Einen Tag später klingelt dieselbe Dame wieder an unserer Tür, mit einer Kachel in der Hand. Man sieht der Fliese nicht auf Anhieb an, dass sie den schönen Namen Fayence trägt. Ob es denn dieser Farbton sein dürfe, obwohl er nicht hundertprozentig dem Farbton des noch gefliesten Teils im Bad gleiche. „Nitschewo“, halb so schlimm, sagen Heidi und ich beinahe gleichzeitig. Auch denken tun wir das Gleiche. Wenn wir nämlich zögerlich reagieren oder zu wenig Begeisterung zeigen und die alten Farbtöne sind vom Markt verschwunden, könnten wir bis zum Sankt Nimmerleinstag warten, bis dieser Raum neu gefliest ist.

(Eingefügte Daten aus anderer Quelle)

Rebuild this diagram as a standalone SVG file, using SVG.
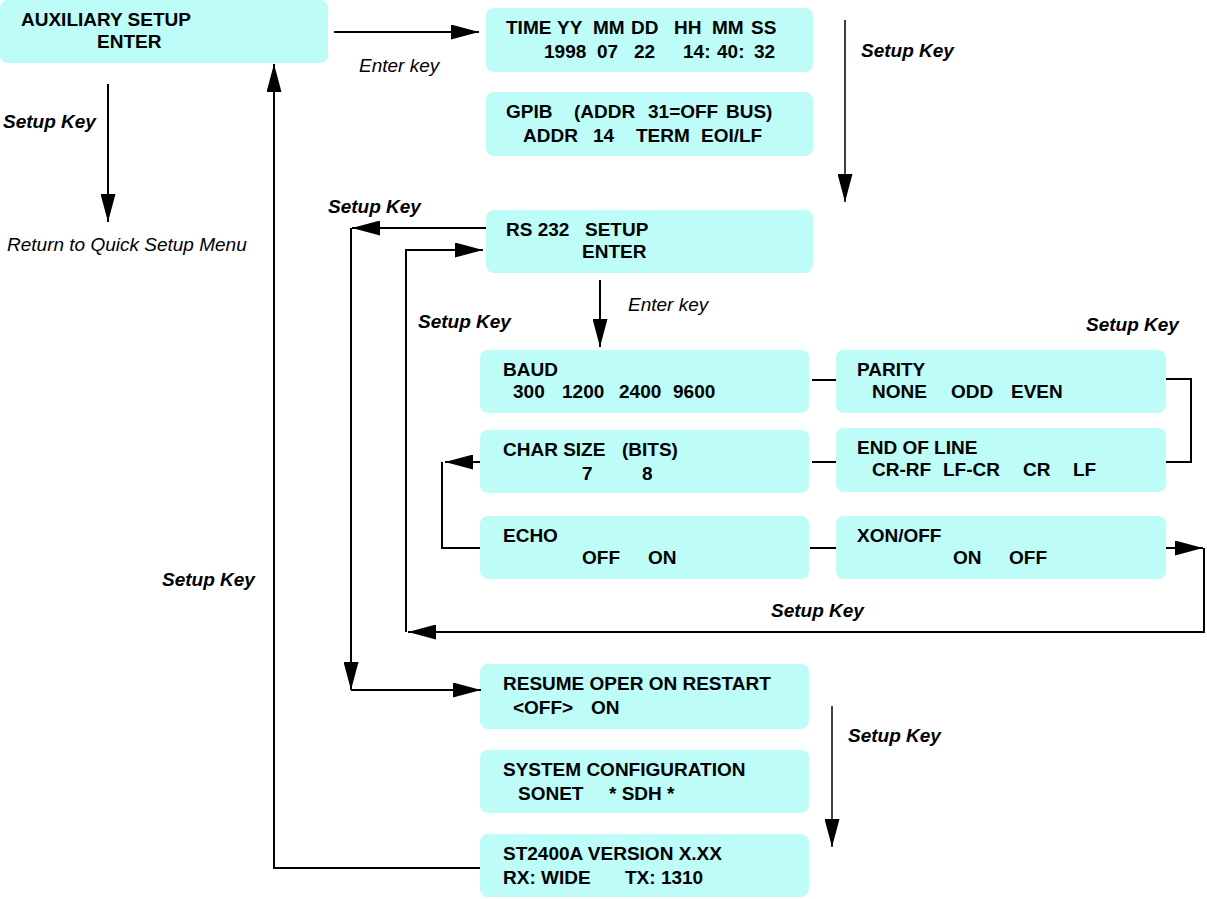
<svg xmlns="http://www.w3.org/2000/svg" width="1207" height="899" viewBox="0 0 1207 899">
<style>
.box{fill:#BEFDF7;stroke:none}
.t{font-family:"Liberation Sans",Arial,sans-serif;font-weight:bold;font-size:19px;fill:#000}
.bi{font-family:"Liberation Sans",Arial,sans-serif;font-weight:bold;font-style:italic;font-size:19px;fill:#000}
.i{font-family:"Liberation Sans",Arial,sans-serif;font-style:italic;font-size:19px;fill:#000}
.c{fill:none;stroke:#000;stroke-width:2}
.a{marker-end:url(#ah)}
</style>
<defs>
<marker id="ah" markerUnits="userSpaceOnUse" markerWidth="28" markerHeight="15" refX="28" refY="7.5" orient="auto" viewBox="0 0 28 15">
<path d="M0,0 L28,7.5 L0,15 z" fill="#000"/>
</marker>
</defs>
<rect width="1207" height="899" fill="#fff"/>

<g id="n-aux"><rect class="box" x="0" y="0" width="328" height="63" rx="8"/>
<text class="t" x="21" y="26">AUXILIARY SETUP</text><text class="t" x="97" y="48">ENTER</text></g>

<g id="n-time"><rect class="box" x="486" y="8" width="327" height="64" rx="8"/>
<text class="t" y="34"><tspan x="506">TIME</tspan><tspan x="557">YY</tspan><tspan x="593">MM</tspan><tspan x="631">DD</tspan><tspan x="674">HH</tspan><tspan x="712">MM</tspan><tspan x="751">SS</tspan></text>
<text class="t" y="58"><tspan x="544">1998</tspan><tspan x="597">07</tspan><tspan x="634">22</tspan><tspan x="683">14:</tspan><tspan x="717">40:</tspan><tspan x="754">32</tspan></text></g>

<g id="n-gpib"><rect class="box" x="486" y="92" width="327" height="64" rx="8"/>
<text class="t" y="118"><tspan x="506">GPIB</tspan><tspan x="574">(ADDR</tspan><tspan x="648">31=OFF</tspan><tspan x="726">BUS)</tspan></text>
<text class="t" y="142"><tspan x="523">ADDR</tspan><tspan x="593">14</tspan><tspan x="636">TERM</tspan><tspan x="701">EOI/LF</tspan></text></g>

<g id="n-rs232"><rect class="box" x="486" y="210" width="327" height="63" rx="8"/>
<text class="t" y="236"><tspan x="506">RS 232</tspan><tspan x="585">SETUP</tspan></text>
<text class="t" x="582" y="258">ENTER</text></g>

<g id="n-baud"><rect class="box" x="480" y="350" width="329" height="63" rx="8"/>
<text class="t" x="503" y="376">BAUD</text>
<text class="t" y="398"><tspan x="513">300</tspan><tspan x="562">1200</tspan><tspan x="619">2400</tspan><tspan x="673">9600</tspan></text></g>

<g id="n-char"><rect class="box" x="480" y="430" width="329" height="63" rx="8"/>
<text class="t" y="456"><tspan x="503">CHAR SIZE</tspan><tspan x="622">(BITS)</tspan></text>
<text class="t" y="480"><tspan x="582">7</tspan><tspan x="642">8</tspan></text></g>

<g id="n-echo"><rect class="box" x="480" y="516" width="329" height="63" rx="8"/>
<text class="t" x="503" y="542">ECHO</text>
<text class="t" y="564"><tspan x="582">OFF</tspan><tspan x="648">ON</tspan></text></g>

<g id="n-parity"><rect class="box" x="836" y="350" width="330" height="63" rx="8"/>
<text class="t" x="857" y="376">PARITY</text>
<text class="t" y="398"><tspan x="872">NONE</tspan><tspan x="951">ODD</tspan><tspan x="1011">EVEN</tspan></text></g>

<g id="n-eol"><rect class="box" x="836" y="428" width="330" height="64" rx="8"/>
<text class="t" x="857" y="454">END OF LINE</text>
<text class="t" y="476"><tspan x="872">CR-RF</tspan><tspan x="943">LF-CR</tspan><tspan x="1023">CR</tspan><tspan x="1073">LF</tspan></text></g>

<g id="n-xon"><rect class="box" x="836" y="516" width="330" height="63" rx="8"/>
<text class="t" x="857" y="542">XON/OFF</text>
<text class="t" y="564"><tspan x="953">ON</tspan><tspan x="1009">OFF</tspan></text></g>

<g id="n-resume"><rect class="box" x="480" y="664" width="329" height="65" rx="8"/>
<text class="t" x="503" y="690">RESUME OPER ON RESTART</text>
<text class="t" y="714"><tspan x="513">&lt;OFF&gt;</tspan><tspan x="591">ON</tspan></text></g>

<g id="n-sys"><rect class="box" x="480" y="750" width="329" height="63" rx="8"/>
<text class="t" x="503" y="776">SYSTEM CONFIGURATION</text>
<text class="t" y="800"><tspan x="518">SONET</tspan><tspan x="609">* SDH *</tspan></text></g>

<g id="n-ver"><rect class="box" x="480" y="834" width="329" height="63" rx="8"/>
<text class="t" x="503" y="860">ST2400A VERSION X.XX</text>
<text class="t" y="884"><tspan x="503">RX: WIDE</tspan><tspan x="625">TX: 1310</tspan></text></g>

<g id="connectors">
<path class="c a" d="M334,32 H479"/>
<path class="c a" d="M845,20 V202" style="stroke-width:1.5"/>
<path class="c a" d="M108,84 V222"/>
<path class="c a" d="M480,868 H274 V64"/>
<path class="c a" d="M486,228 H352"/>
<path class="c a" d="M351,228 V690"/>
<path class="c a" d="M351,690 H481"/>
<path class="c a" d="M1166,548 H1203"/>
<path class="c a" d="M1204,548 V632 H408"/>
<path class="c a" d="M406,632 V250 H483"/>
<path class="c a" d="M600,280 V347"/>
<path class="c" d="M812,380 H836"/>
<path class="c" d="M812,462 H836"/>
<path class="c" d="M810,548 H836"/>
<path class="c" d="M1166,379 H1191 V462 H1166"/>
<path class="c" d="M480,548 H442 V462"/>
<path class="c a" d="M480,462 H445"/>
<path class="c a" d="M832,706 V847" style="stroke-width:1.5"/>
</g>

<g id="labels">
<text class="i" x="359" y="72">Enter key</text>
<text class="bi" x="3" y="128">Setup Key</text>
<text class="i" x="7" y="251">Return to Quick Setup Menu</text>
<text class="bi" x="861" y="57">Setup Key</text>
<text class="bi" x="328" y="213">Setup Key</text>
<text class="bi" x="418" y="328">Setup Key</text>
<text class="i" x="628" y="311">Enter key</text>
<text class="bi" x="1086" y="331">Setup Key</text>
<text class="bi" x="162" y="586">Setup Key</text>
<text class="bi" x="771" y="617">Setup Key</text>
<text class="bi" x="848" y="742">Setup Key</text>
</g>
</svg>
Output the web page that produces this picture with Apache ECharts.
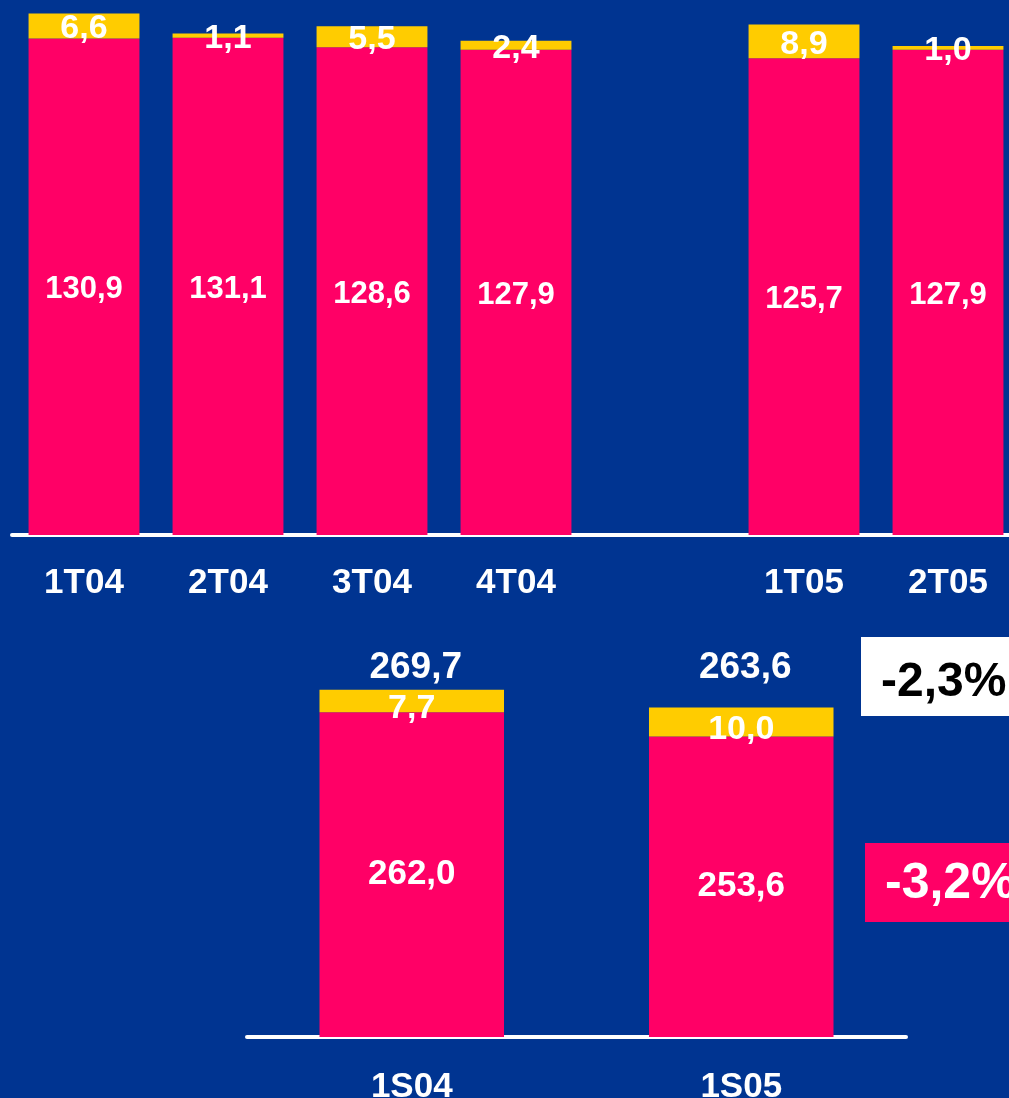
<!DOCTYPE html>
<html>
<head>
<meta charset="utf-8">
<script src="https://cdn.jsdelivr.net/npm/echarts@6/dist/echarts.min.js"></script>
<style>
  html, body { margin: 0; padding: 0; background: #003491; }
  #chart { width: 1009px; height: 1098px; }
</style>
</head>
<body>
<div id="chart"></div>
<script>
// quarterly values (empty slot between 4T04 and 1T05)
const quarters = ['1T04', '2T04', '3T04', '4T04', '', '1T05', '2T05'];
const quarterBase = [130.9, 131.1, 128.6, 127.9, null, 125.7, 127.9];
const quarterExtra = [6.6, 1.1, 5.5, 2.4, null, 8.9, 1.0];

// half-year values
const halves = ['1S04', '1S05'];
const halfBase = [262.0, 253.6];
const halfExtra = [7.7, 10.0];
const halfTotal = [269.7, 263.6];

// change 1S05 vs 1S04
const totalChange = -2.3;
const baseChange = -3.2;

const PINK = '#ff0066';
const YELLOW = '#ffcc00';
const BG = '#003491';
const FONT = '"Liberation Sans", Arial, sans-serif';

function fmt(v) {
  return v.toFixed(1).replace('.', ',');
}

function pct(v) {
  return fmt(v) + '%';
}

const labelStyle = {
  show: true,
  color: '#fff',
  fontWeight: 'bold',
  fontFamily: FONT,
  formatter: (p) => fmt(p.value)
};

const chart = echarts.init(document.getElementById('chart'));

chart.setOption({
  backgroundColor: BG,
  animation: false,
  grid: [
    { left: 12, top: 2, width: 1008, height: 533, outerBoundsMode: 'none' },
    { left: 247, top: 660, width: 659, height: 377, outerBoundsMode: 'none' }
  ],
  xAxis: [
    {
      gridIndex: 0,
      type: 'category',
      data: quarters,
      axisLine: { lineStyle: { color: '#fff', width: 4, cap: 'round' } },
      axisTick: { show: false },
      axisLabel: { color: '#fff', fontSize: 35, fontWeight: 'bold', fontFamily: FONT, margin: 31 }
    },
    {
      gridIndex: 1,
      type: 'category',
      data: halves,
      axisLine: { lineStyle: { color: '#fff', width: 4, cap: 'round' } },
      axisTick: { show: false },
      axisLabel: { color: '#fff', fontSize: 35, fontWeight: 'bold', fontFamily: FONT, margin: 33 }
    }
  ],
  yAxis: [
    { gridIndex: 0, type: 'value', min: 0, max: 140.5, show: false, splitLine: { show: false } },
    { gridIndex: 1, type: 'value', min: 150, max: 280, show: false, splitLine: { show: false } }
  ],
  series: [
    {
      type: 'bar',
      xAxisIndex: 0,
      yAxisIndex: 0,
      stack: 'q',
      data: quarterBase,
      barWidth: '77%',
      itemStyle: { color: PINK },
      label: { ...labelStyle, position: 'inside', fontSize: 31, offset: [0, 3] }
    },
    {
      type: 'bar',
      xAxisIndex: 0,
      yAxisIndex: 0,
      stack: 'q',
      data: quarterExtra,
      barWidth: '77%',
      itemStyle: { color: YELLOW },
      label: { ...labelStyle, position: 'inside', fontSize: 34, offset: [0, 3] }
    },
    {
      type: 'bar',
      xAxisIndex: 1,
      yAxisIndex: 1,
      stack: 's',
      data: halfBase,
      barWidth: '56%',
      itemStyle: { color: PINK },
      label: { ...labelStyle, position: 'inside', fontSize: 35 }
    },
    {
      type: 'bar',
      xAxisIndex: 1,
      yAxisIndex: 1,
      stack: 's',
      data: halfExtra,
      barWidth: '56%',
      itemStyle: { color: YELLOW },
      label: { ...labelStyle, position: 'inside', fontSize: 34, offset: [0, 8] }
    }
  ]
});

// totals above the half-year bars and the change boxes
const totalTexts = halves.map((h, i) => {
  const x = chart.convertToPixel({ xAxisIndex: 1, yAxisIndex: 1 }, [h, 150])[0];
  return {
    type: 'text',
    x: x + 4,
    y: 668,
    style: {
      text: fmt(halfTotal[i]),
      fill: '#fff',
      font: 'bold 37px ' + FONT,
      textAlign: 'center',
      textVerticalAlign: 'middle'
    }
  };
});

chart.setOption({
  graphic: [
    ...totalTexts,
    { type: 'rect', shape: { x: 861, y: 637, width: 160, height: 79 }, style: { fill: '#fff' } },
    {
      type: 'text', x: 881, y: 683,
      style: { text: pct(totalChange), fill: '#000', font: 'bold 48px ' + FONT, textVerticalAlign: 'middle' }
    },
    { type: 'rect', shape: { x: 865, y: 843, width: 160, height: 79 }, style: { fill: PINK } },
    {
      type: 'text', x: 885, y: 884,
      style: { text: pct(baseChange), fill: '#fff', font: 'bold 50px ' + FONT, textVerticalAlign: 'middle' }
    }
  ]
});
</script>
</body>
</html>
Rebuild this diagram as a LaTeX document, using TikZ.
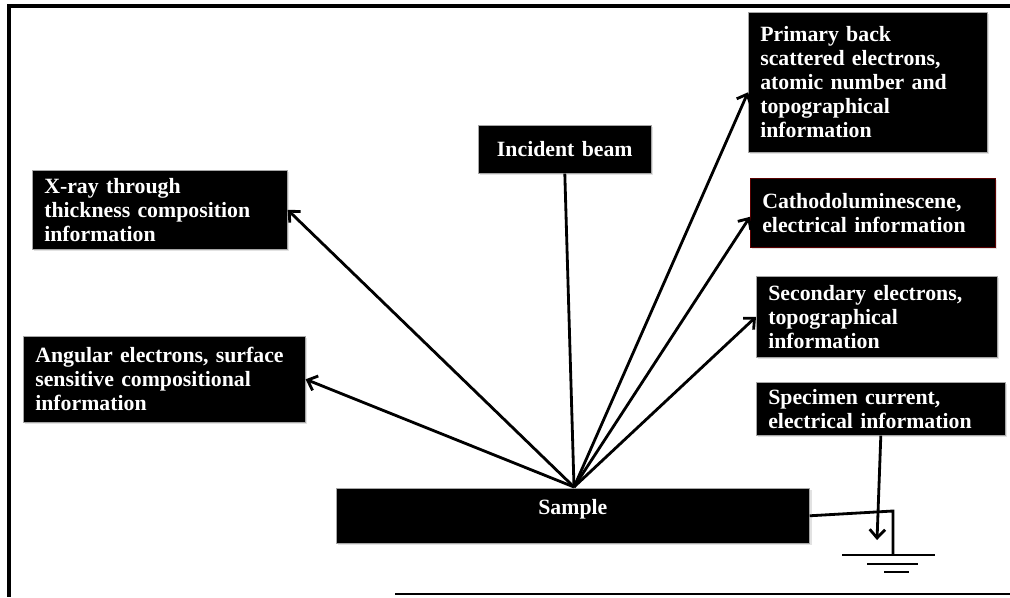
\documentclass[tikz,border=0pt]{standalone}
\usepackage{fontspec}
\setmainfont{Liberation Serif}
\usetikzlibrary{arrows.meta,shadows}

\tikzset{
  infobox/.style={fill=black, draw=gray!70, thin, text=white, anchor=north west,
    inner xsep=0.3cm, inner ysep=0pt, align=left,
    font=\bfseries\fontsize{15.5}{17}\selectfont,
    drop shadow={shadow xshift=1.5pt, shadow yshift=-1.5pt, fill=gray!45}},
  ray/.style={line width=2pt, -{Straight Barb[length=6pt,width=11pt,line width=2pt]}},
  wire/.style={line width=2pt}
}

\begin{document}
\begin{tikzpicture}[x=0.025cm, y=-0.025cm]
\useasboundingbox (0,0) rectangle (1010,597);
\draw[line width=2.8pt] (1010,6) -- (9,6) -- (9,597);
\draw[line width=2pt] (395,594) -- (1010,594);

\node[infobox, text width=5.375cm, minimum height=3.5cm] (primary) at (748,12)
  {Primary back\\scattered electrons,\\atomic number and\\topographical\\information};
\node[infobox, align=center, text width=3.725cm, minimum height=1.2cm] (incident) at (478,125)
  {Incident beam};
\node[infobox, text width=5.775cm, minimum height=1.975cm] (xray) at (32,170)
  {X-ray through\\thickness composition\\information};
\node[infobox, draw=red!35!black, text width=5.525cm, minimum height=1.725cm] (cathodo) at (750,178)
  {Cathodoluminescene,\\electrical information};
\node[infobox, text width=5.425cm, minimum height=2.025cm] (secondary) at (756,276)
  {Secondary electrons,\\topographical\\information};
\node[infobox, text width=6.45cm, minimum height=2.15cm] (angular) at (23,336)
  {Angular electrons, surface\\sensitive compositional\\information};
\node[infobox, text width=5.625cm, minimum height=1.325cm] (specimen) at (756,382)
  {Specimen current,\\electrical information};
\node[infobox, align=center, minimum width=11.825cm, minimum height=1.375cm] (sample) at (336,488)
  {Sample\\[-9pt]\strut};

\coordinate (hit) at (574,487);
\coordinate (drain) at (877,540);
\coordinate (bend) at (893,511);
\coordinate (gnd) at (893,555);

\path[wire] (incident.south) edge (hit);
\path[ray] (hit) edge (xray.east);
\path[ray] (hit) edge (angular.east);
\path[ray] (hit) edge ([yshift=-0.25cm]primary.west);
\path[ray] (hit) edge ([yshift=-0.1cm]cathodo.west);
\path[ray] (hit) edge (secondary.west);
\path[ray] (specimen.south) edge (drain);

% ground
\draw[wire] (sample.east) -- (bend) -- (gnd);
\draw[wire] ([shift={(-51,0)}]gnd) -- ([shift={(42,0)}]gnd);
\draw[wire] ([shift={(-26,9)}]gnd) -- ([shift={(25,9)}]gnd);
\draw[wire] ([shift={(-9,17)}]gnd) -- ([shift={(16,17)}]gnd);
\end{tikzpicture}
\end{document}
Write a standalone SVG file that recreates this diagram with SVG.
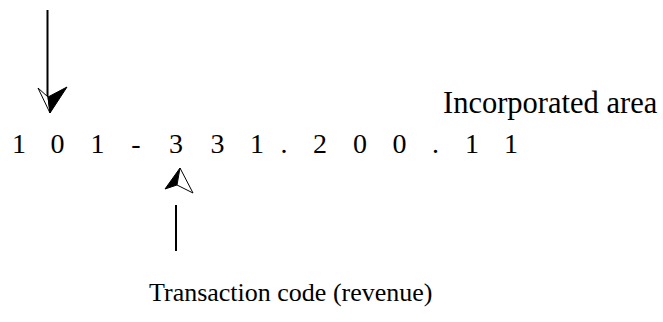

Genauso gut kann es passieren, dass eine alte Charge Fliesen mit unserem Farbton plötzlich und unerwartet im Dom Favor auftaucht oder anderswo.

Einer der Kücheneinbauschränke wartet seit geraumer Zeit auf dem Flur darauf, abgeholt zu werden, weil die Türen sich verzogen haben und nicht mehr schließen. Um an die Schränke richtig heranzukommen, musste zuerst der Kühlschrank auf den Flur geschoben werden, wo er immer noch steht. Bei dieser Gelegenheit bietet sich förmlich ein Gesamtremont in der Küche an. Wahrscheinlich müssen aber zuerst alle Sanitärprojekte abgeschlossen sein oder der Remont im Eingangsbereich unseres Hauses.

Nicht alle Autobesitzer wissen, dass das Parken in unmittelbarer Nähe der Müllcontainer von Nachteil sein kann. Eine Nebelkrähe hat sich aus einem der Müllbehälter ein veritables Knochengerüst gefischt und es sich damit auf der Motorhaube eines Volvos gemütlich gemacht, um die letzten Fleischreste abzupicken.